Подобное положение дел заметно усложняет не только и не столько турецкую, сколько американскую стратегию. В сложившихся обстоятельствах США неминуемо придется действовать с оглядкой на армию Турции, которая по-прежнему представляет собой значительную политическую силу. Тем более что перед глазами американского руководства на рубеже 2010-2011 годов в Израиле разыгрался скандал, когда армия пыталась поставить на пост начальника Генштаба своего ставленника в обход мнения политического руководства страны, что подняло вопрос о взаимодействии гражданских и военных институтов в стране. Еще одна сложность заключается в том, чем США готовы поступиться – позицией политического руководства Турции или позицией военных элит, чтобы, таким образом, сохранить нужный им баланс сил во всем регионе.

Что касается собственно армейского руководства, то, очевидно, оно осознает, что геополитический выбор США при прочих равных качнется не в сторону Израиля, а в сторону Турции, что дает военным дополнительный козырь и пространство для политического маневра.
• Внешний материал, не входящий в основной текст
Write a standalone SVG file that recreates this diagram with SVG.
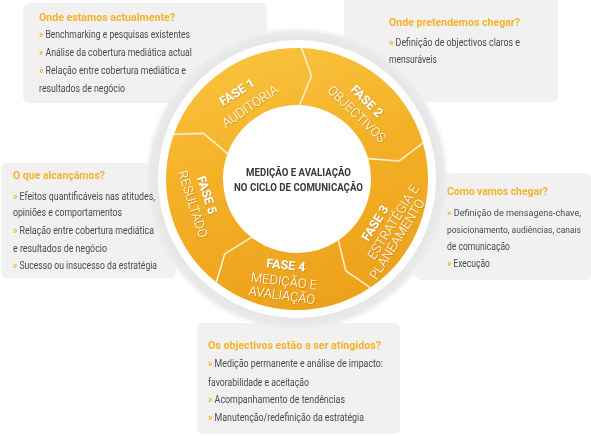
<svg xmlns="http://www.w3.org/2000/svg" width="591" height="436" viewBox="0 0 591 436">
<defs>
<style>
.box{fill:#f1f1f1;}
.t{font-family:Roboto,"Liberation Sans",sans-serif;font-weight:bold;font-size:11px;fill:#f6b22a;}
.b{font-family:Roboto,"Liberation Sans",sans-serif;font-size:10px;fill:#4a4a4a;}
.s{font-size:9px;}
.g{fill:#f4ae25;font-weight:bold;}
.seg{fill:url(#gold);}
.div{fill:none;stroke:#fbeed2;stroke-width:1.6;stroke-linejoin:round;}
.pf{font-family:Roboto,"Liberation Sans",sans-serif;font-weight:bold;font-size:12.5px;fill:#fff;text-anchor:middle;}
.pl{font-family:Roboto,"Liberation Sans",sans-serif;font-weight:300;font-size:13px;fill:#fff;text-anchor:middle;}
.c{font-family:Roboto,"Liberation Sans",sans-serif;font-weight:bold;font-size:10px;fill:#383838;text-anchor:middle;}
</style>
<linearGradient id="gold" gradientUnits="userSpaceOnUse" x1="260" y1="48" x2="330" y2="310">
<stop offset="0" stop-color="#f9c23c"/>
<stop offset="0.5" stop-color="#f3ae24"/>
<stop offset="1" stop-color="#eca11a"/>
</linearGradient>
<radialGradient id="halo" gradientUnits="userSpaceOnUse" cx="297" cy="179" r="153">
<stop offset="0.88" stop-color="#e4e4e4"/>
<stop offset="0.96" stop-color="#eaeaea"/>
<stop offset="1" stop-color="#f3f3f3" stop-opacity="0"/>
</radialGradient>
<filter id="sh" x="-20%" y="-20%" width="140%" height="140%">
<feDropShadow dx="0.6" dy="0.8" stdDeviation="0.6" flood-color="#9a6200" flood-opacity="0.55"/>
</filter>
</defs>

<rect width="591" height="436" fill="#ffffff"/>

<g id="box-auditoria">
<rect class="box" x="23" y="3" width="244" height="100" rx="6"/>
</g>
<g id="box-objectivos">
<rect class="box" x="344" y="-6" width="214" height="108" rx="6"/>
</g>
<g id="box-resultado">
<rect class="box" x="1" y="163" width="175" height="115" rx="6"/>
</g>
<g id="box-estrategia">
<rect class="box" x="415" y="173" width="176" height="107" rx="6"/>
</g>
<g id="box-medicao">
<rect class="box" x="197" y="323" width="203" height="111" rx="6"/>
</g>

<g id="ring-back">
<circle cx="297" cy="179" r="153" fill="url(#halo)"/>
<circle cx="297" cy="179" r="139" fill="#ffffff"/>
</g>

<g id="phase-1">
<path class="seg" d="M 173.90 134.20 A 131 131 0 0 1 301.57 48.08 L 311.47 76.01 L 299.58 105.05 A 74 74 0 0 0 227.46 153.69 L 203.52 133.41 Z"/>
</g>
<g id="phase-2">
<path class="seg" d="M 301.57 48.08 A 131 131 0 0 1 422.93 142.89 L 399.42 160.94 L 368.13 158.60 A 74 74 0 0 0 299.58 105.05 L 311.47 76.01 Z"/>
</g>
<g id="phase-3">
<path class="seg" d="M 422.93 142.89 A 131 131 0 0 1 370.25 287.60 L 345.83 270.83 L 338.38 240.35 A 74 74 0 0 0 368.13 158.60 L 399.42 160.94 Z"/>
</g>
<g id="phase-4">
<path class="seg" d="M 370.25 287.60 A 131 131 0 0 1 216.35 282.23 L 224.76 253.81 L 251.44 237.31 A 74 74 0 0 0 338.38 240.35 L 345.83 270.83 Z"/>
</g>
<g id="phase-5">
<path class="seg" d="M 216.35 282.23 A 131 131 0 0 1 173.90 134.20 L 203.52 133.41 L 227.46 153.69 A 74 74 0 0 0 251.44 237.31 L 224.76 253.81 Z"/>
</g>

<g id="connectors">
<path class="div" d="M 301.57 48.08 L 311.47 76.01 L 299.58 105.05"/>
<path class="div" d="M 422.93 142.89 L 399.42 160.94 L 368.13 158.60"/>
<path class="div" d="M 370.25 287.60 L 345.83 270.83 L 338.38 240.35"/>
<path class="div" d="M 216.35 282.23 L 224.76 253.81 L 251.44 237.31"/>
<path class="div" d="M 173.90 134.20 L 203.52 133.41 L 227.46 153.69"/>
</g>

<g id="phase-labels" filter="url(#sh)">
<text class="pf" transform="translate(237,92) rotate(-33)" y="4.4">FASE 1</text>
<text class="pl" transform="translate(250,106) rotate(-34)" y="4.6">AUDITORIA</text>
<text class="pf" transform="translate(367,101) rotate(45)" y="4.4">FASE 2</text>
<text class="pl" transform="translate(357,114) rotate(44)" y="4.6">OBJECTIVOS</text>
<text class="pf" transform="translate(375,223) rotate(-58)" y="4.4">FASE 3</text>
<text class="pl" transform="translate(393,222) rotate(-58)" y="4.6">ESTRATÉGIA E</text>
<text class="pl" transform="translate(397,239) rotate(-58)" y="4.6">PLANEAMENTO</text>
<text class="pf" transform="translate(286,265) rotate(6)" y="4.4">FASE 4</text>
<text class="pl" transform="translate(284,281) rotate(7)" y="4.6">MEDIÇÃO E</text>
<text class="pl" transform="translate(282,295) rotate(8)" y="4.6">AVALIAÇÃO</text>
<text class="pf" transform="translate(207,195) rotate(72)" y="4.4">FASE 5</text>
<text class="pl" transform="translate(193,204) rotate(72)" y="4.6">RESULTADO</text>
</g>

<g id="center">
<circle cx="297" cy="179" r="73" fill="#ffffff"/>
<text class="c" x="298.5" y="175.5" textLength="105" lengthAdjust="spacingAndGlyphs">MEDIÇÃO E AVALIAÇÃO</text>
<text class="c" x="298.5" y="191" textLength="129" lengthAdjust="spacingAndGlyphs">NO CICLO DE COMUNICAÇÃO</text>
</g>

<g id="text-auditoria">
<text class="t" x="39" y="21" textLength="136" lengthAdjust="spacingAndGlyphs">Onde estamos actualmente?</text>
<text class="b" x="39" y="38" textLength="151" lengthAdjust="spacingAndGlyphs"><tspan class="g">»</tspan> Benchmarking e pesquisas existentes</text>
<text class="b" x="39" y="56" textLength="153" lengthAdjust="spacingAndGlyphs"><tspan class="g">»</tspan> Análise da cobertura mediática actual</text>
<text class="b" x="39" y="74" textLength="147" lengthAdjust="spacingAndGlyphs"><tspan class="g">»</tspan> Relação entre cobertura mediática e</text>
<text class="b" x="39" y="92" textLength="86" lengthAdjust="spacingAndGlyphs">resultados de negócio</text>
</g>
<g id="text-objectivos">
<text class="t" x="389" y="26" textLength="131" lengthAdjust="spacingAndGlyphs">Onde pretendemos chegar?</text>
<text class="b" x="389" y="46" textLength="131" lengthAdjust="spacingAndGlyphs"><tspan class="g">»</tspan> Definição de objectivos claros e</text>
<text class="b" x="389" y="63" textLength="48" lengthAdjust="spacingAndGlyphs">mensuráveis</text>
</g>
<g id="text-resultado">
<text class="t" x="13" y="178.5" textLength="92" lengthAdjust="spacingAndGlyphs">O que alcançámos?</text>
<text class="b" x="13" y="199.5" textLength="142" lengthAdjust="spacingAndGlyphs"><tspan class="g">»</tspan> Efeitos quantificáveis nas atitudes,</text>
<text class="b" x="13" y="215.5" textLength="109" lengthAdjust="spacingAndGlyphs">opiniões e comportamentos</text>
<text class="b" x="13" y="234" textLength="141" lengthAdjust="spacingAndGlyphs"><tspan class="g">»</tspan> Relação entre cobertura mediática</text>
<text class="b" x="13" y="251.5" textLength="94" lengthAdjust="spacingAndGlyphs">e resultados de negócio</text>
<text class="b" x="13" y="269" textLength="144" lengthAdjust="spacingAndGlyphs"><tspan class="g">»</tspan> Sucesso ou insucesso da estratégia</text>
</g>
<g id="text-estrategia">
<text class="t" x="447" y="195" textLength="101" lengthAdjust="spacingAndGlyphs">Como vamos chegar?</text>
<text class="b s" x="447" y="216" textLength="134" lengthAdjust="spacingAndGlyphs"><tspan class="g">»</tspan> Definição de mensagens-chave,</text>
<text class="b s" x="447" y="233" textLength="134" lengthAdjust="spacingAndGlyphs">posicionamento, audiências, canais</text>
<text class="b" x="447" y="250" textLength="63" lengthAdjust="spacingAndGlyphs">de comunicação</text>
<text class="b" x="447" y="267" textLength="43" lengthAdjust="spacingAndGlyphs"><tspan class="g">»</tspan> Execução</text>
</g>
<g id="text-medicao">
<text class="t" x="208" y="348.5" textLength="173" lengthAdjust="spacingAndGlyphs">Os objectivos estão a ser atingidos?</text>
<text class="b" x="208" y="367" textLength="175" lengthAdjust="spacingAndGlyphs"><tspan class="g">»</tspan> Medição permanente e análise de impacto:</text>
<text class="b" x="208" y="385.5" textLength="101" lengthAdjust="spacingAndGlyphs">favorabilidade e aceitação</text>
<text class="b" x="208" y="403" textLength="137" lengthAdjust="spacingAndGlyphs"><tspan class="g">»</tspan> Acompanhamento de tendências</text>
<text class="b" x="208" y="420.5" textLength="156" lengthAdjust="spacingAndGlyphs"><tspan class="g">»</tspan> Manutenção/redefinição da estratégia</text>
</g>
</svg>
Турецкое руководство, стремящееся лавировать между своими обязательствами по Альянсу и собственными интересами, стремится утвердиться в регионе как «жесткая» сила, что ведет к разрыву с Израилем. С другой стороны, Эрдоган, понимая важность геостратегического треугольника Южный Кавказ – Передняя Азия – Ближний Восток, не может не принимать во внимание интересы Ирана и России. Помимо этого, масла в огонь подливают и развивающиеся события в Сирии, что придает турецкой армии дополнительное значение. Все это заставляет турецкого премьера, несмотря на неприязнь к армейской верхушке, считаться с мнением военного истеблишмента, который, как и в османские времена, не теряет своего значения в качестве политической силы.